Statt Wahl: Freistellung im Gesamtbetriebsrat erfolgt durch Beschluss
Sowohl der Gesamtbetriebsrat als auch der Konzernbetriebsrat können Mitglieder freistellen. Die Auswahl der freizustellenden Personen erfolgt dabei laut BAG nicht per (Verhältnis-)Wahl, sondern durch schlichten Mehrheitsbeschluss – ein Schlag ins Gesicht für die Minderheitsfraktionen in den überörtlichen Gremien.
Worum geht es?
Mitbestimmung. In einem Unternehmen stimmten Arbeitgeber und Gesamtbetriebsrat darin überein, dass vier Gesamtbetriebsratsmitglieder vollständig freigestellt werden sollen. Im Rahmen einer Gesamtbetriebsratssitzung traf das Gremium die Auswahlentscheidung über die Personen der freizustellenden Mitglieder. Es wurden zwei Wahlvorschläge mit jeweils vier Personen für die Freistellungsentscheidung eingebracht. Der eine Vorschlag entsprach dabei dem Wunsch der Minderheitsfraktion, der zweite Vorschlag wurde von der Mehrheitsfraktion favorisiert. Die Freistellungsentscheidung erfolgte – gegen den Willen der Minderheitsfraktion – durch einfachen Mehrheitsbeschluss. Dagegen klagte die Minderheitsfraktion. Sie hielt die Durchführung einer Freistellungswahl per Verhältniswahl nach § 38 Abs. 2 BetrVG für geboten.
Das sagt das Gericht
Das BAG wies die Klage ab. Zunächst stellten die Bundesrichter klar, dass der Gesamtbetriebsrat eine generelle (Teil-)Freistellung eines oder mehrerer seiner Mitglieder beanspruchen könne. Voraussetzung hierfür sei, dass er die Erforderlichkeit der beanspruchten generellen Freistellungen für seine ordnungsgemäße Aufgabenerfüllung konkret darlege. Seine Auswahlentscheidung über die freizustellenden Mitglieder treffe der Gesamtbetriebsrat durch einfachen Mehrheitsbeschluss. Eine Wahl entsprechend § 38 Abs. 2 BetrVG müsse nicht durchgeführt werden. BAG, Beschluss vom 26.09.2018, Az.: 7 ABR 77/16
Das bedeutet für Sie als Betriebsrat
Eine durchaus bemerkenswerte Entscheidung des BAG, denn während der örtliche Betriebsrat bei der Auswahl der freizustellenden Mitglieder das Wahlverfahren gemäß § 38 Abs. 2 BetrVG (Verhältniswahl) und damit den Minderheitenschutz zu beachten hat, erteilt er dem Minderheitenschutz bei der Auswahlentscheidung in überörtlichen Gremien eine Absage, indem er dort die Kandidatenkür für die Freistellung per Mehrheitsbeschluss gestattet.
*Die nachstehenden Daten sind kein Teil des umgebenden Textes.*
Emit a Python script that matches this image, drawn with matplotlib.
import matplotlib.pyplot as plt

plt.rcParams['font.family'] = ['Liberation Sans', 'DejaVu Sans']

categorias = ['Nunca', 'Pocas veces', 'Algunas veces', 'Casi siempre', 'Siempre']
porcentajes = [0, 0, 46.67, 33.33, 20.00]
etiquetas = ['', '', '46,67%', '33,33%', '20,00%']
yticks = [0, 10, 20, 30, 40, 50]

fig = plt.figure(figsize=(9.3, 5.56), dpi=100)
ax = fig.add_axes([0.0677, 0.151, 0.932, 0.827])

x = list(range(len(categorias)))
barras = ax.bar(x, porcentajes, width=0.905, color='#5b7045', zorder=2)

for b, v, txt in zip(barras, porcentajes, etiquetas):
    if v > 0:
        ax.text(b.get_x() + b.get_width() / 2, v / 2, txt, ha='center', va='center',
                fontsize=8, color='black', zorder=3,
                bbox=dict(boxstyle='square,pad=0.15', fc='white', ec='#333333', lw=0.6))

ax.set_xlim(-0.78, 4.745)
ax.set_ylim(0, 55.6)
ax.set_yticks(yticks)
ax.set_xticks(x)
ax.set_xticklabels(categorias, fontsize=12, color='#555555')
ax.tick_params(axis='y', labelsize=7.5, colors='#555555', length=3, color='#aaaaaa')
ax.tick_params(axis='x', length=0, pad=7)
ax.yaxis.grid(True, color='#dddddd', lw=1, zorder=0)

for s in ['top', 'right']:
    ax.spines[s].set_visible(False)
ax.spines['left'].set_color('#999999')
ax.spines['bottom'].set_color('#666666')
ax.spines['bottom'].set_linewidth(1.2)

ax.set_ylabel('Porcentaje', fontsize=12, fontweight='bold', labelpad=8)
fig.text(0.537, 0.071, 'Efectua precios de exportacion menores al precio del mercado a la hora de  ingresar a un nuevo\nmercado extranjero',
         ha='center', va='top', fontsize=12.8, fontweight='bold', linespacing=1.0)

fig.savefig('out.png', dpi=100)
Hinweis: Minderheitenschutz im BetrVG nachrangig
Vor dem Hintergrund dieser Entscheidung könnte man zu der Auffassung gelangen, dass das BAG dem Minderheitenschutz nicht die allerhöchste Priorität einräumt. Denn bereits in früheren Entscheidungen brachten die Bundesrichter zum Ausdruck, dass der Minderheitenschutz kein allgemeines Prinzip der Betriebsverfassung ist und regelmäßig nur dort beachtet werden muss, wo der Gesetzgeber dies durch ausdrückliche Regelungen punktuell vorschreibt, z. B. § 25 Abs. 2 (Nachrücken von Ersatzmitgliedern), § 27 Abs. 1 BetrVG (Wahl der Mitglieder für den Betriebsausschuss) und 28 BetrVG (Wahl der Mitglieder für andere Ausschüsse).
Freistellungsoption war überfällig
Engagierte Betriebsratsmitglieder mit Doppelfunktion (Mitglied im Betriebsrat und im Gesamt- oder Konzernbetriebsrat) wissen, dass die Aufgabenerfüllung in einem überörtlichen Gremium besondere Kenntnisse erfordert und einen Arbeitsumfang aufweist, der nicht selten über die Tätigkeit im örtlichen Gremium hinausgeht. Lange Zeit bestand Unklarheit über die rechtlichen Grundlagen, um diesen Erfordernissen Rechnung zu tragen – bis das BAG eingesehen hat, dass auch im Gesamt- und Konzernbetriebsrat Bedarf an freigestellten Betriebsräten besteht (BAG, Beschluss vom 23.05.2018, Az.: 7 ABR 14/17).